▶ Set exercise
Begin with the line containing "Write the Apache ECharts code for this chart." and end with the line containing "var triDown = 'path://M0,0 L10,0 L5,9 Z';"; set down that block verbatim and nothing else.

▶ Record excerpts

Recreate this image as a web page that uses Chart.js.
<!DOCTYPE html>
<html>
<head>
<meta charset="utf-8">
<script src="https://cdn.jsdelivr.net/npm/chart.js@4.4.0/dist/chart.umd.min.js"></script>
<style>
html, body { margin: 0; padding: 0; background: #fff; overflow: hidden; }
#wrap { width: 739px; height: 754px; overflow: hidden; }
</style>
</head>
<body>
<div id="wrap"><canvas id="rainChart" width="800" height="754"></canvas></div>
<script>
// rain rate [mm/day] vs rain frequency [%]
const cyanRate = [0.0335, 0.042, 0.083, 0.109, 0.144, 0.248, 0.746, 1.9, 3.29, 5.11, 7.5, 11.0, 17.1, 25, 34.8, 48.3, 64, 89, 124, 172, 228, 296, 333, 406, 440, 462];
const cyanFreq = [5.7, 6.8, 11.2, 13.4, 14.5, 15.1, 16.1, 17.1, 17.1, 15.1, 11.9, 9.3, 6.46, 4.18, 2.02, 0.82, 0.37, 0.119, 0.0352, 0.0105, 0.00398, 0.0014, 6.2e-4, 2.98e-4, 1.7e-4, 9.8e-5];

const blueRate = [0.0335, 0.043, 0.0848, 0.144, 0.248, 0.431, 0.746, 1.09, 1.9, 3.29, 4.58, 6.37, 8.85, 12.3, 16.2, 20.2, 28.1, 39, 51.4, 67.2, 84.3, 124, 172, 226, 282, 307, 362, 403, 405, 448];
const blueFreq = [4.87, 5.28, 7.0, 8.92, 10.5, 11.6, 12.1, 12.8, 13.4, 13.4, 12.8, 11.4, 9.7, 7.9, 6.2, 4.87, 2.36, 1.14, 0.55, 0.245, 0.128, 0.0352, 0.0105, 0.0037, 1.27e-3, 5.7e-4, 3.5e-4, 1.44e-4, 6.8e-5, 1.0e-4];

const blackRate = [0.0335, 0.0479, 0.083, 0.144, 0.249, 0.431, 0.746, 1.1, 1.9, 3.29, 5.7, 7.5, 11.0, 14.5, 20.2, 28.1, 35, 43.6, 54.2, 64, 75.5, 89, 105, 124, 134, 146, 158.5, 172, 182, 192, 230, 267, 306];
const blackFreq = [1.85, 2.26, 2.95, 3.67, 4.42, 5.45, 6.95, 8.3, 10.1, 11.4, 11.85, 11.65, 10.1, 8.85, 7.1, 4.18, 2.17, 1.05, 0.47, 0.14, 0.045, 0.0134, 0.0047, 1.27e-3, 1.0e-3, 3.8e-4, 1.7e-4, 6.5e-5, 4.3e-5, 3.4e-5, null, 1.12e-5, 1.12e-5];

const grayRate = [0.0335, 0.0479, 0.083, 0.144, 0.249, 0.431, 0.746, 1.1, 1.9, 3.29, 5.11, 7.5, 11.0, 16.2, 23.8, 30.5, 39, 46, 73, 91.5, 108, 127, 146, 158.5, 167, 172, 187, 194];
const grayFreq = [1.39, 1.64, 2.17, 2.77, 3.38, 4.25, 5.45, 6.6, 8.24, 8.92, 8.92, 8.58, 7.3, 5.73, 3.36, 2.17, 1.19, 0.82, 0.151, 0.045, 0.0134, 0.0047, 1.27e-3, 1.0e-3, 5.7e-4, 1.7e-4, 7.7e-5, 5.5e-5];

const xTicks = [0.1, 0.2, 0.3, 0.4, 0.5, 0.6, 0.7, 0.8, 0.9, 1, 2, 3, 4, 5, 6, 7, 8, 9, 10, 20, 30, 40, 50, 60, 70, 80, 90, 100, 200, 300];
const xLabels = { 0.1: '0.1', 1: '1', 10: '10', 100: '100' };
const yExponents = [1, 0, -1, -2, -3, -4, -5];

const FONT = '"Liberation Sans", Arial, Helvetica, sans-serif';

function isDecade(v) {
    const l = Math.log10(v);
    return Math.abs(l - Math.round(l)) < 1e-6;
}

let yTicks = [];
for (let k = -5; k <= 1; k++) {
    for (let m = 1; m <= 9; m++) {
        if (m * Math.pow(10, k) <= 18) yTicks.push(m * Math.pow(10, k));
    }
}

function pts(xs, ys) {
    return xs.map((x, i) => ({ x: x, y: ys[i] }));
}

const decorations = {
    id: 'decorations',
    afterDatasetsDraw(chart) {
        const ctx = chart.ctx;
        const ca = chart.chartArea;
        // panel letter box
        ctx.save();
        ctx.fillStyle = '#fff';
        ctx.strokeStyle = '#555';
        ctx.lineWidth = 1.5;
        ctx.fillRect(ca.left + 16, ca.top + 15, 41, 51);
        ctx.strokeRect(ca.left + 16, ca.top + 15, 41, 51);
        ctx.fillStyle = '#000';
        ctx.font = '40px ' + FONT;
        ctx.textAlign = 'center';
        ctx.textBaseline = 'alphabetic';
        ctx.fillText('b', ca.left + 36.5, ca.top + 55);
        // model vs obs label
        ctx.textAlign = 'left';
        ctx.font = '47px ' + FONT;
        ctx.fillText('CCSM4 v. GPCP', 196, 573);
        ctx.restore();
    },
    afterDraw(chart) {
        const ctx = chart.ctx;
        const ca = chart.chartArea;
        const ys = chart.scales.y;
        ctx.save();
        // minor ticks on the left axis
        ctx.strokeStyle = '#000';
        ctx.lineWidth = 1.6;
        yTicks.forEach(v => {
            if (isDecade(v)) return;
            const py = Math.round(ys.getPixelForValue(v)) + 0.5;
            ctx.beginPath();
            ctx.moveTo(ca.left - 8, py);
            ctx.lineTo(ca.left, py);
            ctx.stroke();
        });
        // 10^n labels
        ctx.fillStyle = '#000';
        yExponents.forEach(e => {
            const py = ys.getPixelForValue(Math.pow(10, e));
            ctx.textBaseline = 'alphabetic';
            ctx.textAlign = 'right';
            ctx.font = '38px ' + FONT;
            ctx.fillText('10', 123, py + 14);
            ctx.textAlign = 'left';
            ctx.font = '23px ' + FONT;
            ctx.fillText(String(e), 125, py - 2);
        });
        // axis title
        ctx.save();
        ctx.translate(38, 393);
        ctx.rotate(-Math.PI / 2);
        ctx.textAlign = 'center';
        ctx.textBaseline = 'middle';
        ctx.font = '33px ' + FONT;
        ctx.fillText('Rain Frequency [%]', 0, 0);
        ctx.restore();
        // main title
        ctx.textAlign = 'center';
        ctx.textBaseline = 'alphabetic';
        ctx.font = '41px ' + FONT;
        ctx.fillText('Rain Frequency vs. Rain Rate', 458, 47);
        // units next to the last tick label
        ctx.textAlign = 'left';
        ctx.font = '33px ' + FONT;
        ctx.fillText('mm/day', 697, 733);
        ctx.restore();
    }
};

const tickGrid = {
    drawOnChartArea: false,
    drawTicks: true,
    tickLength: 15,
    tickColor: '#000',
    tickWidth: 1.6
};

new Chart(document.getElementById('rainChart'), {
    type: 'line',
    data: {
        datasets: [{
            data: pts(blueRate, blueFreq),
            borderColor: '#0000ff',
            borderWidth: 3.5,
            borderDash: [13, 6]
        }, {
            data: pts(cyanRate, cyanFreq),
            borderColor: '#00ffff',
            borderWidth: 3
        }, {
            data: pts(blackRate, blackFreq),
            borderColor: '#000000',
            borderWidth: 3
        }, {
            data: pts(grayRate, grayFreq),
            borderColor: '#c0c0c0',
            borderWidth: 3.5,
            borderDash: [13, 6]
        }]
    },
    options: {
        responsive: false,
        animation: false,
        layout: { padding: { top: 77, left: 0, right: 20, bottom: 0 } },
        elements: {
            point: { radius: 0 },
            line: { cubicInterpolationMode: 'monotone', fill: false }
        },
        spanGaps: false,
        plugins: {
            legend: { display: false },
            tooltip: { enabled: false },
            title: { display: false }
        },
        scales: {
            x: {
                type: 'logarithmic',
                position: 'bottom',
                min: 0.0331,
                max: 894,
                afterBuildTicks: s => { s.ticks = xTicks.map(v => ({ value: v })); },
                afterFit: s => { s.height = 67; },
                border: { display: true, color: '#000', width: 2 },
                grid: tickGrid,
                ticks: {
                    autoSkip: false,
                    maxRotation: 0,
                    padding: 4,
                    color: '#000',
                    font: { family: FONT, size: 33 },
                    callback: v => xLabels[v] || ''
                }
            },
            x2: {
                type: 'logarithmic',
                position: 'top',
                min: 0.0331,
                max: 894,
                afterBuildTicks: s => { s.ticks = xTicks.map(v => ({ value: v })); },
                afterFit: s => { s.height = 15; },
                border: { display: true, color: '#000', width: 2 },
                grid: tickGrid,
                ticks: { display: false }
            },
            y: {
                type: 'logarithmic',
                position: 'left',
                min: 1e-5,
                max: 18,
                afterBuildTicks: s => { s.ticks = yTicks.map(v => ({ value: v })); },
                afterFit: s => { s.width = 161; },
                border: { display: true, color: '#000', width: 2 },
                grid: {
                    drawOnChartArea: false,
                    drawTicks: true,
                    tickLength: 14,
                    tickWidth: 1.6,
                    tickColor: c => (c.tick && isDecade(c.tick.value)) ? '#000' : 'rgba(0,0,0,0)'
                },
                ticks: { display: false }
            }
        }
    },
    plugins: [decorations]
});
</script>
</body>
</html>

---

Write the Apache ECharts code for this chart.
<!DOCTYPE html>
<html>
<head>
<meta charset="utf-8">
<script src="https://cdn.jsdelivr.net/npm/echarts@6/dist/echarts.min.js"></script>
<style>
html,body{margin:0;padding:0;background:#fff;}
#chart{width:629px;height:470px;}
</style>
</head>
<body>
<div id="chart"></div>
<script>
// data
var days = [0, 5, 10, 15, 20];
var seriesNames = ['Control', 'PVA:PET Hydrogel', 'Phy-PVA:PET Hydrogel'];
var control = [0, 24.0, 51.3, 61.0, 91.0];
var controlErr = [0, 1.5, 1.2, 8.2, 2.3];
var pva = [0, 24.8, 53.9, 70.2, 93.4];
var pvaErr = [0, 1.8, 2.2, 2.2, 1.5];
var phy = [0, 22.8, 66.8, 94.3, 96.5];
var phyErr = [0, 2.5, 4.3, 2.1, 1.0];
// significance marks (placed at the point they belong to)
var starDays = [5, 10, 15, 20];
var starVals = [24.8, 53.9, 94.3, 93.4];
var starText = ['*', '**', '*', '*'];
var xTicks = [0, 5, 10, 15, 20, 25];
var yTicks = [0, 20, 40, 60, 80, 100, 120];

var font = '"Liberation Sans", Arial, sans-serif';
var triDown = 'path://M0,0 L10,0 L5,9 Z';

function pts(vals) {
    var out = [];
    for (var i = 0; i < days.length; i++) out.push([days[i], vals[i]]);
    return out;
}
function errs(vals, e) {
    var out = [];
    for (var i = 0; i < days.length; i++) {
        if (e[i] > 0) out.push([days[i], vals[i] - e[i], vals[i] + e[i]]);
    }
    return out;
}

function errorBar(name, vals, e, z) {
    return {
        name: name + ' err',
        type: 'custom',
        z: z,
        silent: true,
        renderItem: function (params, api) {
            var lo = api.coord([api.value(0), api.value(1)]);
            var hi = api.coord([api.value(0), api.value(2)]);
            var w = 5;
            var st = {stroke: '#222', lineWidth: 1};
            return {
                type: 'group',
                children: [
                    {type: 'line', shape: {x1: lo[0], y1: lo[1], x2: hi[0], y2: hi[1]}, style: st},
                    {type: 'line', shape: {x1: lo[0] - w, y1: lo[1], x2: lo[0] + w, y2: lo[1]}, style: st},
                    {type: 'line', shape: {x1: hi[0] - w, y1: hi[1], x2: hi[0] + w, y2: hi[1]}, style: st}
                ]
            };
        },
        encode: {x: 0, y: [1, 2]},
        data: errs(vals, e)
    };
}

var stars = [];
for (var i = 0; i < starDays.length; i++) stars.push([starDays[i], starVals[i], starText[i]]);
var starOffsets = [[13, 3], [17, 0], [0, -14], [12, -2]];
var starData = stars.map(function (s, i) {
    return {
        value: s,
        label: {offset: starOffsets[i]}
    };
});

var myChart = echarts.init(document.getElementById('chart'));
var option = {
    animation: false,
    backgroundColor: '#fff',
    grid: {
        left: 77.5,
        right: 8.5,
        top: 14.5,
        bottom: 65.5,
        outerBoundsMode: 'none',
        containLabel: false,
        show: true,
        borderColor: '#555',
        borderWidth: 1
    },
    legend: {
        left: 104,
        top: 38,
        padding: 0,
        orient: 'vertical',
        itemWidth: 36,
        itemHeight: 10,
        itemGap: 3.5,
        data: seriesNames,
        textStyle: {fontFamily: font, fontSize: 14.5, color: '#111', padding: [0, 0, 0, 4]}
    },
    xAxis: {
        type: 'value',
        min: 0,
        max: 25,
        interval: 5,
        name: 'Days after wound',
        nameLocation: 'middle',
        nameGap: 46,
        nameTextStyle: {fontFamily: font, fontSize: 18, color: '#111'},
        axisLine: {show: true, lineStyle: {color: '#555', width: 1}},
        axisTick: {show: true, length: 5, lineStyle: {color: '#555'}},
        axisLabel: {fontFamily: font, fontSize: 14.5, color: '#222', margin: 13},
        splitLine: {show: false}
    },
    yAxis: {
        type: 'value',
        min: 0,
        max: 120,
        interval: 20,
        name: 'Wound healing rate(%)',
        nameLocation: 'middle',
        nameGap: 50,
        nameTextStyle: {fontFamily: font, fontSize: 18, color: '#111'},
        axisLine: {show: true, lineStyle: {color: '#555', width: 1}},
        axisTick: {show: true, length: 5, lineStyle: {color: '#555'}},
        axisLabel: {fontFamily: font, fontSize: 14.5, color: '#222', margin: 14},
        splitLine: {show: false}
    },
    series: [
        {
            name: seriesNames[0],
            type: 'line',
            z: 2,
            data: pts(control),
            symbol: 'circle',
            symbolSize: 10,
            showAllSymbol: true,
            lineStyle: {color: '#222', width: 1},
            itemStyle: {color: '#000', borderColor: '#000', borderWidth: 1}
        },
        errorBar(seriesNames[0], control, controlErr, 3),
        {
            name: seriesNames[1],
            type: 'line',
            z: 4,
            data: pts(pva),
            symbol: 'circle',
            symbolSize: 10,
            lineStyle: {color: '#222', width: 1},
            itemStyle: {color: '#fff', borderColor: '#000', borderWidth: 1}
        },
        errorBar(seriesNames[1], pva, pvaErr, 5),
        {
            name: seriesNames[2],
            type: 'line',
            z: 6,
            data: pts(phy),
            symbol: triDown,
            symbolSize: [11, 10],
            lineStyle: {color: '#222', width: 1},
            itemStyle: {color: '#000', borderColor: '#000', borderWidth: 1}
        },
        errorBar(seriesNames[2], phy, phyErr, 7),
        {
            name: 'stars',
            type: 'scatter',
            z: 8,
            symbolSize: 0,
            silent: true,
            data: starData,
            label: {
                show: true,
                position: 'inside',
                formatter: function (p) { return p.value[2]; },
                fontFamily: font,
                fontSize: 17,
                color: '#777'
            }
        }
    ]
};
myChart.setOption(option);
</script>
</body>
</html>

▶ Result for this task
Write the Apache ECharts code for this chart.
<!DOCTYPE html>
<html>
<head>
<meta charset="utf-8">
<script src="https://cdn.jsdelivr.net/npm/echarts@6/dist/echarts.min.js"></script>
<style>
html,body{margin:0;padding:0;background:#fff;}
#chart{width:629px;height:470px;}
</style>
</head>
<body>
<div id="chart"></div>
<script>
// data
var days = [0, 5, 10, 15, 20];
var seriesNames = ['Control', 'PVA:PET Hydrogel', 'Phy-PVA:PET Hydrogel'];
var control = [0, 24.0, 51.3, 61.0, 91.0];
var controlErr = [0, 1.5, 1.2, 8.2, 2.3];
var pva = [0, 24.8, 53.9, 70.2, 93.4];
var pvaErr = [0, 1.8, 2.2, 2.2, 1.5];
var phy = [0, 22.8, 66.8, 94.3, 96.5];
var phyErr = [0, 2.5, 4.3, 2.1, 1.0];
// significance marks (placed at the point they belong to)
var starDays = [5, 10, 15, 20];
var starVals = [24.8, 53.9, 94.3, 93.4];
var starText = ['*', '**', '*', '*'];
var xTicks = [0, 5, 10, 15, 20, 25];
var yTicks = [0, 20, 40, 60, 80, 100, 120];

var font = '"Liberation Sans", Arial, sans-serif';
var triDown = 'path://M0,0 L10,0 L5,9 Z';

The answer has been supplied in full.